Best Practices for Z-Ordering
- Select Columns Carefully: Z-Ordering should be applied to columns that are frequently queried for filtering or joining. Applying Z-Ordering on non-relevant columns may not provide a significant performance boost.
- Avoid Overusing Z-Ordering: Z-Ordering requires additional storage and computational overhead during the optimization process. Only apply Z-Ordering on columns that genuinely benefit your most common query patterns.
- Optimize After Significant Updates: If your Delta Lake table has undergone significant updates (e.g., lots of inserts, updates, or deletes), applying
OPTIMIZEwith Z-Ordering can help improve query performance by compacting small files and reordering the data. - Use in Combination with Partitioning: Z-Ordering works well in combination with partitioning, especially if your data is partitioned by columns that are not frequently queried. Z-Ordering helps optimize the layout of data within partitions.
Limitations of Z-Ordering
- No Magic Bullet: While Z-Ordering improves query performance for specific use cases, it may not always lead to drastic improvements.
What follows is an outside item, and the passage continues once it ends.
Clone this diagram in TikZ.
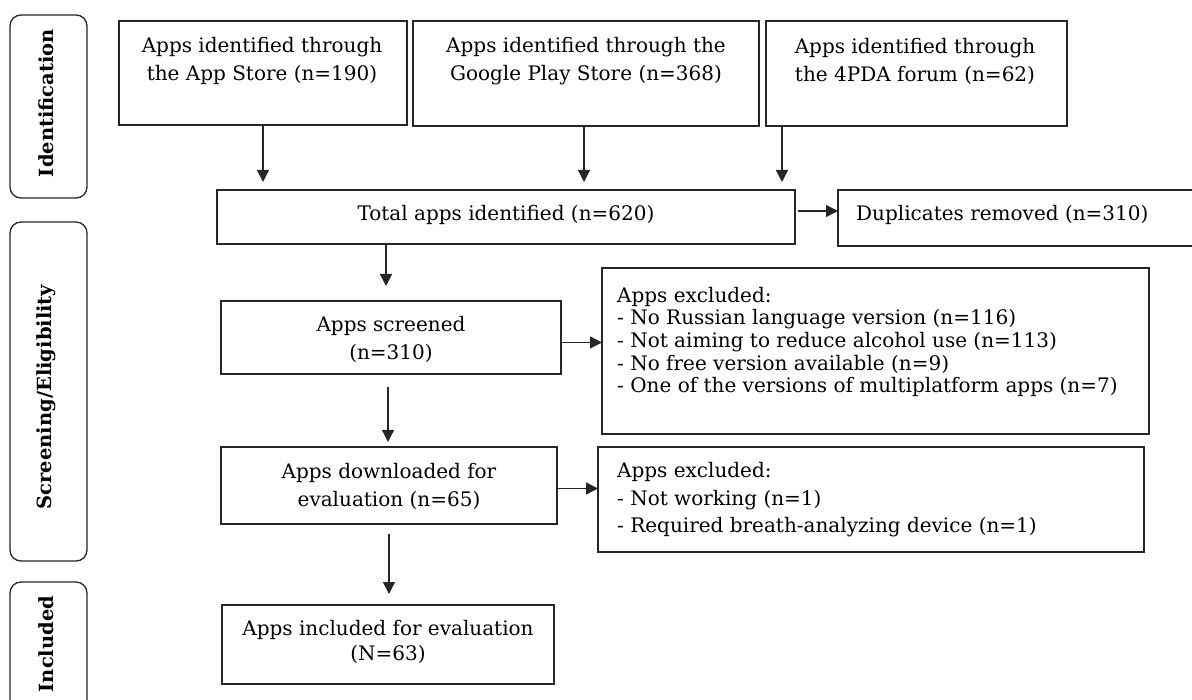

Its effectiveness depends on how the data is queried.
- Storage Overhead: Reordering the data through Z-Ordering can introduce storage overhead. It requires additional processing time when performing the optimization, and this may increase the overall storage cost.
- Not a Substitute for Partitioning: Z-Ordering is complementary to partitioning, but it doesn’t replace partitioning. Partitioning should still be used for large-scale datasets, especially for time-based or range-based queries.
Summary
Z-Ordering in Apache Spark (via Delta Lake) is a technique to optimize the physical layout of data by clustering rows with similar values on specific columns. It improves query performance by reducing the amount of data that needs to be scanned when filtering or joining on those columns. Applying Z-Ordering can be highly beneficial for large datasets with common filtering or joining patterns. However, it is important to use Z-Ordering strategically to avoid unnecessary overhead.